Wednesday, October 7, 2015

That Bad Taste in Your Mouth: Marketing

Writers have to write.  And as we all know, it's a messy affair.  Actually putting words down on paper or on the screen.  Plotting.  Filling in the gaps.  Creating characters.  Killing characters.  From beginning to end.  The whole works, buddy.  The Full Monty!

Can make a sane person go stark freakin crazy trying to get it done.  And add in a mandatory deadline . . . and Holy Jesus Fracking Mary!  Are you kidding me?!

So . . . for an indie writer.  What about the marketing plan you've got to come up with?  I mean, come on.  You gotta have one.  There's a sea of ebooks being published on an hourly basis.  An entire freakin OCEAN of ebooks becoming available every freakin minute . . . how the hell do you rise above this gooey muck and get your ebook looked at?

Marketing.  Coming up with a plan to bitch-slap a potential reader right between the eyes with your glowing, better-than-sex!, ya gotta read this. . . I mean it . . . new ebook of yours.

What tools do you use to rise above the ebook cacophony which surrounds you?

Or do you?  Market, that is.

Came back from a writer's conference the other day.  Two days of listening to fellow writers say essentially the same things I've heard over and over and over and over.  Years of hearing the same shit.  Heard it so often I can recite it in my sleep.  But one writer, a young chic (why does it ALWAYS have to be a young chic who sells BILLIONS of ebooks at a time?!) did get me to thinking.  She actually said something that made sense; or at least, put a new spin on an old problem.

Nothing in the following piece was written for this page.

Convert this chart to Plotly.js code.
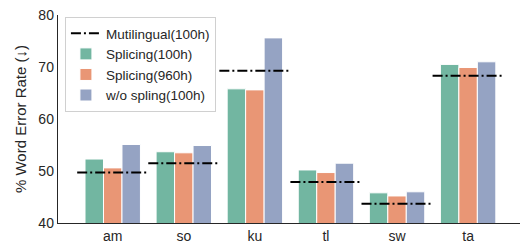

Go to the column on the right.  For a while
this is a free read.
How do you market your ebook?  Do you look at your creation as a book . . . or as a product?  A product;  hmmm . . .  After the writing an publishing, does it become something like a box of rubber bands to sell?  Or maybe a washing machine?  Or a used car?  A commodity . . . a THING . . . that any small business owner has to market if they want to sell their 'stuff' and become a success.

The writer as a small business owner.

Her central idea was to assign or give a potential reader who gave you a one star review with some kind of compensation package for their bad experience.  Just like any business owner will take back a defective gizmo and try to satisfy a customer with some other product of theirs.  But more than that, she emphasized the need a writer has to slap on their noggin the mental cap of becoming a small business owner of their own whenever the writing process came to an end.

Makes sense to me, Maynard.  Put me down as a convert.

So now comes the real test.  How much are you willing to shell out to various and sundry third parties who make the claim they shove your ebook through the thick muck and make it a No. 1 Best Seller!!

I dunno, pardner.  I really don't.  But I'm heading down that back road now and finding out.  Wish me luck.